Ringfort (Rath), Derrygirraun, Co. Roscommon
Co. Roscommon |
Ringforts
Between the first Ordnance Survey of Ireland in 1837 and a resurvey carried out in 1914, something happened to the ringfort at Derrygirraun.
What had been mapped as a circular enclosure roughly 25 to 30 metres in diameter was recorded, less than eighty years later, as only a fragment. The shrinkage tells a quiet story about how the Irish landscape was worked and reworked across the nineteenth and early twentieth centuries, one earthwork at a time.

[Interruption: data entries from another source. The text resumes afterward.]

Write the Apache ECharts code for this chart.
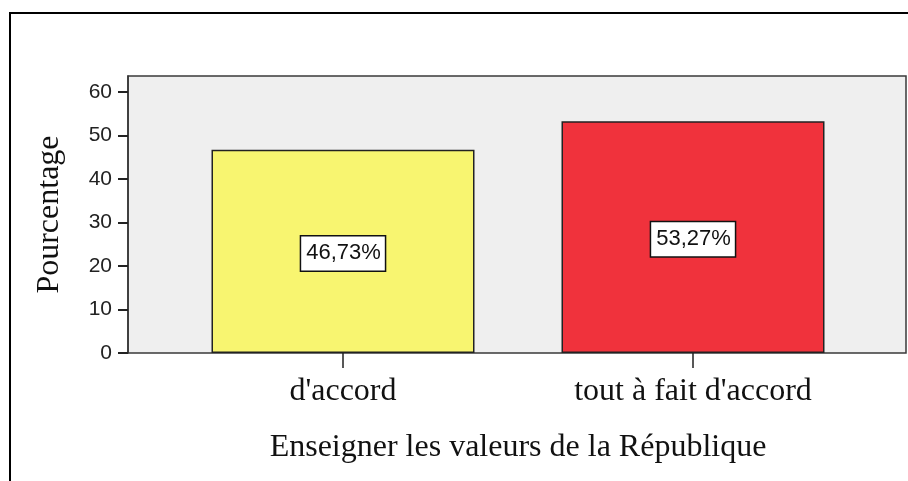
<html>
    <head>
        <meta charset="utf-8">
        <script src='https://cdn.jsdelivr.net/npm/echarts@6/dist/echarts.min.js'></script>
    </head>
    <body>
        <style>
            html, body{
                width: 100%;
                height: 100%;
                margin: 0;
                background: #fff;
            }
            #main{ width: 908px; height: 481px; }
        </style>
        <div id='main'></div>
        <script>
            // donnees
            var categories = ["d'accord", "tout à fait d'accord"];
            var values = [46.73, 53.27];
            var barColors = ['#f8f570', '#f0323c'];
            var yTicks = [0, 10, 20, 30, 40, 50, 60];
            var yMax = 63.7;
            var xTitle = 'Enseigner les valeurs de la République';
            var yTitle = 'Pourcentage';

            var serif = '"Liberation Serif", "Times New Roman", serif';
            var sans = '"Liberation Sans", Arial, sans-serif';

            var chart = echarts.init(document.getElementById('main'));
            var option = {
                animation: false,
                graphic: [{
                    type: 'rect',
                    shape: { x: 10, y: 13, width: 1200, height: 800 },
                    style: { fill: 'none', stroke: '#000', lineWidth: 2 },
                    silent: true
                }],
                grid: [
                    // cadre gris de la zone de trace
                    { left: 128, top: 76, right: 2, bottom: 128, show: true,
                      backgroundColor: '#efefef', borderColor: '#3a3a3a', borderWidth: 1.5 },
                    // grille des barres
                    { left: 168, top: 76, right: 40, bottom: 128, show: false }
                ],
                xAxis: [
                    { gridIndex: 0, type: 'value', show: false, min: 0, max: 1 },
                    {
                        gridIndex: 1,
                        type: 'category',
                        data: categories,
                        axisLine: { show: false },
                        axisTick: { show: true, alignWithLabel: true, length: 15,
                                    lineStyle: { color: '#222', width: 1.5 } },
                        axisLabel: { margin: 23, color: '#111', fontFamily: serif, fontSize: 32 },
                        name: xTitle,
                        nameLocation: 'middle',
                        nameGap: 79,
                        nameTextStyle: { color: '#111', fontFamily: serif, fontSize: 32 }
                    }
                ],
                yAxis: [
                    {
                        gridIndex: 0,
                        type: 'value',
                        min: 0,
                        max: yMax,
                        splitLine: { show: false },
                        axisLine: { show: true, lineStyle: { color: '#333', width: 1.5 } },
                        axisTick: { show: true, length: 10, customValues: yTicks,
                                    lineStyle: { color: '#222', width: 2 } },
                        axisLabel: { margin: 16, color: '#222', fontFamily: sans, fontSize: 21,
                                     customValues: yTicks },
                        name: yTitle,
                        nameLocation: 'middle',
                        nameGap: 62,
                        nameTextStyle: { color: '#111', fontFamily: serif, fontSize: 32 }
                    },
                    { gridIndex: 1, type: 'value', min: 0, max: yMax, show: false }
                ],
                series: [{
                    type: 'bar',
                    xAxisIndex: 1,
                    yAxisIndex: 1,
                    barWidth: 263,
                    data: values.map(function (v, i) {
                        return { value: v, itemStyle: { color: barColors[i] } };
                    }),
                    itemStyle: { borderColor: '#222', borderWidth: 1.5 },
                    label: {
                        show: true,
                        position: 'inside',
                        offset: [0, 2],
                        color: '#111',
                        fontFamily: sans,
                        fontSize: 22,
                        backgroundColor: '#fff',
                        borderColor: '#111',
                        borderWidth: 1.5,
                        padding: [6, 4, 6, 5],
                        formatter: function (p) {
                            return p.value.toFixed(2).replace('.', ',') + '%';
                        }
                    }
                }]
            };
            chart.setOption(option);
        </script>
    </body>
</html>
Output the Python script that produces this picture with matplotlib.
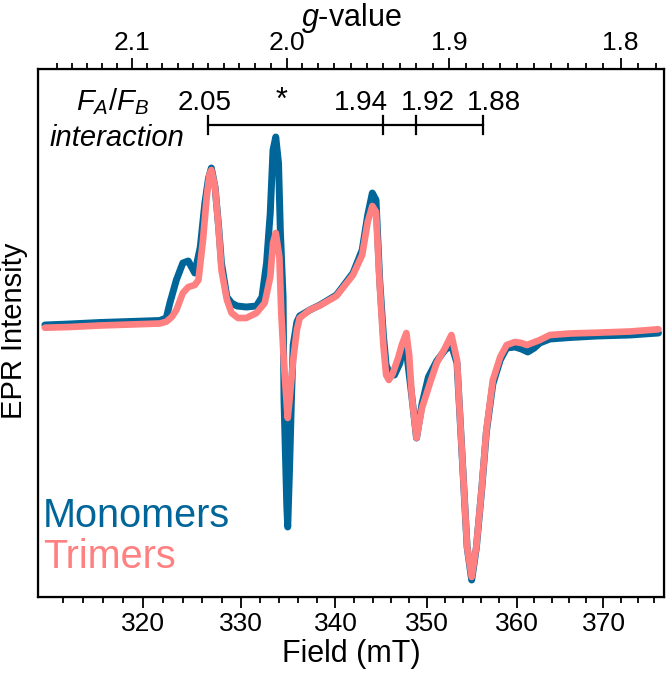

A ringfort, or rath, is one of the most common archaeological monument types in Ireland, typically a roughly circular area enclosed by an earthen bank and ditch, thought to have served as a defended farmstead during the early medieval period. The Derrygirraun example sits on a shelf partway down the south-east-facing slope of a drumlin, the low elongated hill formed by glacial deposition that gives this part of Roscommon its gently rolling character. What survives today is a D-shaped patch of grass and scrub, approximately 15 metres north to south and 11.5 metres east to west, which has been left unplanted within an otherwise dense coniferous forest. A low scarp, between 0.2 and 0.4 metres high, still traces the southern, western, and northern edges of the enclosure. The eastern side is gone, cut away by a quarry scarp that rises to 2 metres, which accounts for much of the loss visible between the two map editions. Roughly 190 metres to the north-north-east lies a cashel, a related monument type in which the enclosing boundary is built from stone rather than earth, suggesting this corner of Derrygirraun was once a more densely settled place than its current forestry cover implies.